## Begin
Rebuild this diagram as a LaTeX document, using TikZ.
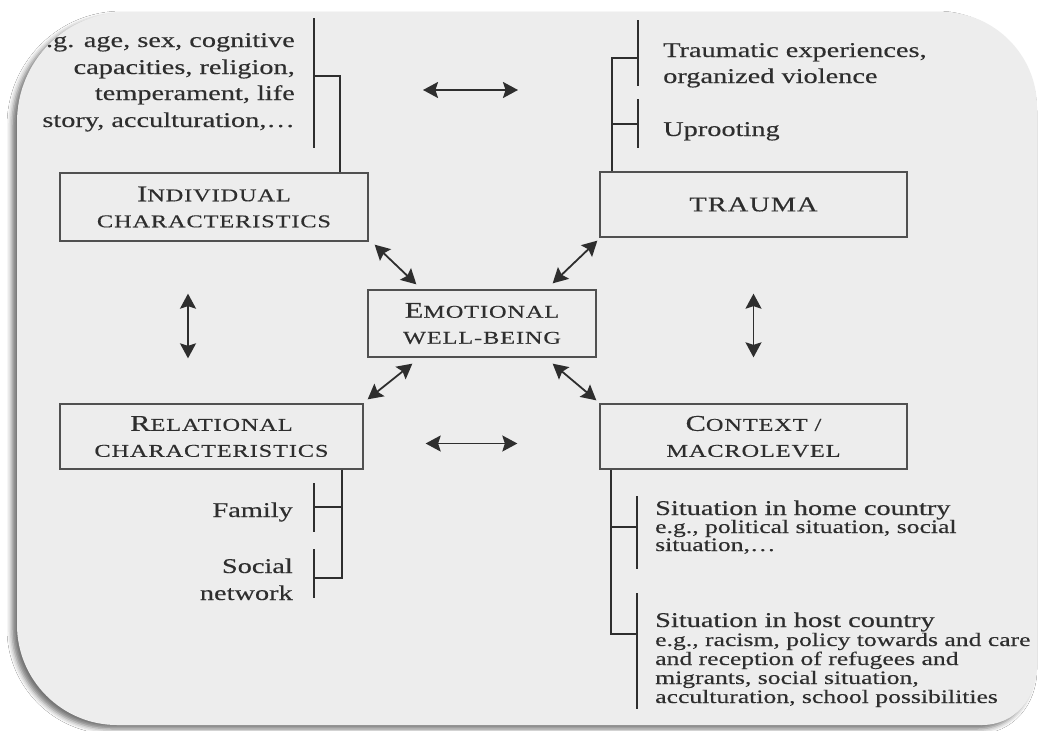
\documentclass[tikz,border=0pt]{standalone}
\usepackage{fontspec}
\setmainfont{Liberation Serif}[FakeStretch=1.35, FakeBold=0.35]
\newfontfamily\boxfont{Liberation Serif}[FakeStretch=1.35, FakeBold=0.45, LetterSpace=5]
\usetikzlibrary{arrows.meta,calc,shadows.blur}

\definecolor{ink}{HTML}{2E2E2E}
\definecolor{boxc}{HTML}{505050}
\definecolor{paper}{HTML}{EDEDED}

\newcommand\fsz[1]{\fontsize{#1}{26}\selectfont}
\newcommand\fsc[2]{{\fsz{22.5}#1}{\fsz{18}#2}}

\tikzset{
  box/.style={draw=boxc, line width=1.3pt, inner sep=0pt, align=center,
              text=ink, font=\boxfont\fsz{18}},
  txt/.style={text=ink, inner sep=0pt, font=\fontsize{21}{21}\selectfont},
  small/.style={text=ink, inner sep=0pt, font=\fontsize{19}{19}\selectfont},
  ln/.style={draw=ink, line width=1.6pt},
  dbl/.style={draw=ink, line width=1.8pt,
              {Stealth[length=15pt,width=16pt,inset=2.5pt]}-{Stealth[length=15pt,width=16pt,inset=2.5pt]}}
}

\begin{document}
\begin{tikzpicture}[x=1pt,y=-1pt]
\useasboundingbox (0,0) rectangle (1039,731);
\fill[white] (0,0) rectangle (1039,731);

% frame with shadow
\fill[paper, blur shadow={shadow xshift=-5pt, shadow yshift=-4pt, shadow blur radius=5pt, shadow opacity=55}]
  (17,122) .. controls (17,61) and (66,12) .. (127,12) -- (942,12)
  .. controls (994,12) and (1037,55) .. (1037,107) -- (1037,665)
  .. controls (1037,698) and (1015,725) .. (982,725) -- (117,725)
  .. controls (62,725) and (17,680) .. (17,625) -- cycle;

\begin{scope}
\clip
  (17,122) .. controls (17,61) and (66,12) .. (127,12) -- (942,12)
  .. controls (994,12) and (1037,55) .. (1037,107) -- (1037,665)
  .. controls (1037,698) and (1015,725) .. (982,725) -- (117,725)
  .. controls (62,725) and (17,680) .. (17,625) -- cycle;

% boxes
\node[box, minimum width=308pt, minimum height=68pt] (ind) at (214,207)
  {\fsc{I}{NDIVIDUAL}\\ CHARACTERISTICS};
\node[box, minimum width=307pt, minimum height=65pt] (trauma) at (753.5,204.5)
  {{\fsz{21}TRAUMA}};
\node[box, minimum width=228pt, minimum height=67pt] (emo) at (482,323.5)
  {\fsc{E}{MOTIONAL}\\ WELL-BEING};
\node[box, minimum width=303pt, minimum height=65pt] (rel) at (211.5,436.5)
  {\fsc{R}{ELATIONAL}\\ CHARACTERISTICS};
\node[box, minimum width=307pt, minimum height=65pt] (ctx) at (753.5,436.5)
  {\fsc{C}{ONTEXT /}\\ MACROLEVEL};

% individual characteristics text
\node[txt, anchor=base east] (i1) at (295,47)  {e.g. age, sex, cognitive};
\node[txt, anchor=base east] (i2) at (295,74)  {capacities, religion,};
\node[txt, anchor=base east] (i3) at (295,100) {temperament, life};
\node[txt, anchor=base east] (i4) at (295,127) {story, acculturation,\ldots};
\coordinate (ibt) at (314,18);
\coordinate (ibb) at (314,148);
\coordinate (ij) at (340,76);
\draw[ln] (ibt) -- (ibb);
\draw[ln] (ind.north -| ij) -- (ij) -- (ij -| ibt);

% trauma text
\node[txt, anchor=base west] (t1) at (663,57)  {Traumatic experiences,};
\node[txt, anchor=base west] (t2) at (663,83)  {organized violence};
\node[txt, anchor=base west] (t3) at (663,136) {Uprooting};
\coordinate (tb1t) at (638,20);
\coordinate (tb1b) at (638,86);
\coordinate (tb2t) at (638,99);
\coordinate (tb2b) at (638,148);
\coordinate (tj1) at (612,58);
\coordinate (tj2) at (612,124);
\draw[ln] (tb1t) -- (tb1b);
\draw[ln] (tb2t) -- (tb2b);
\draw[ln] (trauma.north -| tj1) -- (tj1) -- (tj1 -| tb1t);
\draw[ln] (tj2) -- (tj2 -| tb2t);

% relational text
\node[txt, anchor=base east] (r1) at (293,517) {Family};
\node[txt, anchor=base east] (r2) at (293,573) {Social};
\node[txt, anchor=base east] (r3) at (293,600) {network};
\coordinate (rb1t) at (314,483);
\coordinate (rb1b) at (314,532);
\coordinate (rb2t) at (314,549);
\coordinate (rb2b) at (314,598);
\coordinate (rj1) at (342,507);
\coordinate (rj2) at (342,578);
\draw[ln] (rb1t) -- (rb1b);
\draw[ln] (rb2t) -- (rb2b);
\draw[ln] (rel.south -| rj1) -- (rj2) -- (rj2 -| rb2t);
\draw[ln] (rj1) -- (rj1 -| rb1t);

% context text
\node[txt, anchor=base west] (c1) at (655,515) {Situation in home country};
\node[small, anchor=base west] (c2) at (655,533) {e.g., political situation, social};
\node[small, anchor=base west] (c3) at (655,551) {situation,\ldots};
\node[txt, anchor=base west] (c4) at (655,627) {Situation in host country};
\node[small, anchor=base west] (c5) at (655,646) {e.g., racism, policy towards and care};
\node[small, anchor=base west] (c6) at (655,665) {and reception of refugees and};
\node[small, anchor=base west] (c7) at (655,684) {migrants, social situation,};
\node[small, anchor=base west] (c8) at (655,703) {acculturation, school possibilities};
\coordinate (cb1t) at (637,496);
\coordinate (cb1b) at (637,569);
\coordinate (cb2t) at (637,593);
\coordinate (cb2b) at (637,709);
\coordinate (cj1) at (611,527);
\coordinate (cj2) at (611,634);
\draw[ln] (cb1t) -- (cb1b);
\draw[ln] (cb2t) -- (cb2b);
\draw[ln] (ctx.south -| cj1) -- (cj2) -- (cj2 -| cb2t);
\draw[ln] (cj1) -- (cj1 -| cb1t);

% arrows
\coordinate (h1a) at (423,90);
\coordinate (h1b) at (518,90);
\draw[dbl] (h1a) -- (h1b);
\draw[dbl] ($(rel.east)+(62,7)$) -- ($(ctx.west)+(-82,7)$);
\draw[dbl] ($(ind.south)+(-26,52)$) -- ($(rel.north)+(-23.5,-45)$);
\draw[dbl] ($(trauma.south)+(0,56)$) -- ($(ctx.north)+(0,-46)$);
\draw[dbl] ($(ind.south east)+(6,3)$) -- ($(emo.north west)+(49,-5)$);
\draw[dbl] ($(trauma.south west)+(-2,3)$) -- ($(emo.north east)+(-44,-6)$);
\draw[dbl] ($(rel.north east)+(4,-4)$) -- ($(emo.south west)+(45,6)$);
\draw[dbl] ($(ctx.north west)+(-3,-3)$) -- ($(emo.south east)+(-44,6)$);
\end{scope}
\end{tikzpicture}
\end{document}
## End
SET EXERCISE:
All of the material above needs to be restated exactly, with no pictures.

THE REPLY:
Rebuild this diagram as a LaTeX document, using TikZ.
\documentclass[tikz,border=0pt]{standalone}
\usepackage{fontspec}
\setmainfont{Liberation Serif}[FakeStretch=1.35, FakeBold=0.35]
\newfontfamily\boxfont{Liberation Serif}[FakeStretch=1.35, FakeBold=0.45, LetterSpace=5]
\usetikzlibrary{arrows.meta,calc,shadows.blur}

\definecolor{ink}{HTML}{2E2E2E}
\definecolor{boxc}{HTML}{505050}
\definecolor{paper}{HTML}{EDEDED}

\newcommand\fsz[1]{\fontsize{#1}{26}\selectfont}
\newcommand\fsc[2]{{\fsz{22.5}#1}{\fsz{18}#2}}

\tikzset{
  box/.style={draw=boxc, line width=1.3pt, inner sep=0pt, align=center,
              text=ink, font=\boxfont\fsz{18}},
  txt/.style={text=ink, inner sep=0pt, font=\fontsize{21}{21}\selectfont},
  small/.style={text=ink, inner sep=0pt, font=\fontsize{19}{19}\selectfont},
  ln/.style={draw=ink, line width=1.6pt},
  dbl/.style={draw=ink, line width=1.8pt,
              {Stealth[length=15pt,width=16pt,inset=2.5pt]}-{Stealth[length=15pt,width=16pt,inset=2.5pt]}}
}

\begin{document}
\begin{tikzpicture}[x=1pt,y=-1pt]
\useasboundingbox (0,0) rectangle (1039,731);
\fill[white] (0,0) rectangle (1039,731);

% frame with shadow
\fill[paper, blur shadow={shadow xshift=-5pt, shadow yshift=-4pt, shadow blur radius=5pt, shadow opacity=55}]
  (17,122) .. controls (17,61) and (66,12) .. (127,12) -- (942,12)
  .. controls (994,12) and (1037,55) .. (1037,107) -- (1037,665)
  .. controls (1037,698) and (1015,725) .. (982,725) -- (117,725)
  .. controls (62,725) and (17,680) .. (17,625) -- cycle;

\begin{scope}
\clip
  (17,122) .. controls (17,61) and (66,12) .. (127,12) -- (942,12)
  .. controls (994,12) and (1037,55) .. (1037,107) -- (1037,665)
  .. controls (1037,698) and (1015,725) .. (982,725) -- (117,725)
  .. controls (62,725) and (17,680) .. (17,625) -- cycle;

% boxes
\node[box, minimum width=308pt, minimum height=68pt] (ind) at (214,207)
  {\fsc{I}{NDIVIDUAL}\\ CHARACTERISTICS};
\node[box, minimum width=307pt, minimum height=65pt] (trauma) at (753.5,204.5)
  {{\fsz{21}TRAUMA}};
\node[box, minimum width=228pt, minimum height=67pt] (emo) at (482,323.5)
  {\fsc{E}{MOTIONAL}\\ WELL-BEING};
\node[box, minimum width=303pt, minimum height=65pt] (rel) at (211.5,436.5)
  {\fsc{R}{ELATIONAL}\\ CHARACTERISTICS};
\node[box, minimum width=307pt, minimum height=65pt] (ctx) at (753.5,436.5)
  {\fsc{C}{ONTEXT /}\\ MACROLEVEL};

% individual characteristics text
\node[txt, anchor=base east] (i1) at (295,47)  {e.g. age, sex, cognitive};
\node[txt, anchor=base east] (i2) at (295,74)  {capacities, religion,};
\node[txt, anchor=base east] (i3) at (295,100) {temperament, life};
\node[txt, anchor=base east] (i4) at (295,127) {story, acculturation,\ldots};
\coordinate (ibt) at (314,18);
\coordinate (ibb) at (314,148);
\coordinate (ij) at (340,76);
\draw[ln] (ibt) -- (ibb);
\draw[ln] (ind.north -| ij) -- (ij) -- (ij -| ibt);

% trauma text
\node[txt, anchor=base west] (t1) at (663,57)  {Traumatic experiences,};
\node[txt, anchor=base west] (t2) at (663,83)  {organized violence};
\node[txt, anchor=base west] (t3) at (663,136) {Uprooting};
\coordinate (tb1t) at (638,20);
\coordinate (tb1b) at (638,86);
\coordinate (tb2t) at (638,99);
\coordinate (tb2b) at (638,148);
\coordinate (tj1) at (612,58);
\coordinate (tj2) at (612,124);
\draw[ln] (tb1t) -- (tb1b);
\draw[ln] (tb2t) -- (tb2b);
\draw[ln] (trauma.north -| tj1) -- (tj1) -- (tj1 -| tb1t);
\draw[ln] (tj2) -- (tj2 -| tb2t);

% relational text
\node[txt, anchor=base east] (r1) at (293,517) {Family};
\node[txt, anchor=base east] (r2) at (293,573) {Social};
\node[txt, anchor=base east] (r3) at (293,600) {network};
\coordinate (rb1t) at (314,483);
\coordinate (rb1b) at (314,532);
\coordinate (rb2t) at (314,549);
\coordinate (rb2b) at (314,598);
\coordinate (rj1) at (342,507);
\coordinate (rj2) at (342,578);
\draw[ln] (rb1t) -- (rb1b);
\draw[ln] (rb2t) -- (rb2b);
\draw[ln] (rel.south -| rj1) -- (rj2) -- (rj2 -| rb2t);
\draw[ln] (rj1) -- (rj1 -| rb1t);

% context text
\node[txt, anchor=base west] (c1) at (655,515) {Situation in home country};
\node[small, anchor=base west] (c2) at (655,533) {e.g., political situation, social};
\node[small, anchor=base west] (c3) at (655,551) {situation,\ldots};
\node[txt, anchor=base west] (c4) at (655,627) {Situation in host country};
\node[small, anchor=base west] (c5) at (655,646) {e.g., racism, policy towards and care};
\node[small, anchor=base west] (c6) at (655,665) {and reception of refugees and};
\node[small, anchor=base west] (c7) at (655,684) {migrants, social situation,};
\node[small, anchor=base west] (c8) at (655,703) {acculturation, school possibilities};
\coordinate (cb1t) at (637,496);
\coordinate (cb1b) at (637,569);
\coordinate (cb2t) at (637,593);
\coordinate (cb2b) at (637,709);
\coordinate (cj1) at (611,527);
\coordinate (cj2) at (611,634);
\draw[ln] (cb1t) -- (cb1b);
\draw[ln] (cb2t) -- (cb2b);
\draw[ln] (ctx.south -| cj1) -- (cj2) -- (cj2 -| cb2t);
\draw[ln] (cj1) -- (cj1 -| cb1t);

% arrows
\coordinate (h1a) at (423,90);
\coordinate (h1b) at (518,90);
\draw[dbl] (h1a) -- (h1b);
\draw[dbl] ($(rel.east)+(62,7)$) -- ($(ctx.west)+(-82,7)$);
\draw[dbl] ($(ind.south)+(-26,52)$) -- ($(rel.north)+(-23.5,-45)$);
\draw[dbl] ($(trauma.south)+(0,56)$) -- ($(ctx.north)+(0,-46)$);
\draw[dbl] ($(ind.south east)+(6,3)$) -- ($(emo.north west)+(49,-5)$);
\draw[dbl] ($(trauma.south west)+(-2,3)$) -- ($(emo.north east)+(-44,-6)$);
\draw[dbl] ($(rel.north east)+(4,-4)$) -- ($(emo.south west)+(45,6)$);
\draw[dbl] ($(ctx.north west)+(-3,-3)$) -- ($(emo.south east)+(-44,6)$);
\end{scope}
\end{tikzpicture}
\end{document}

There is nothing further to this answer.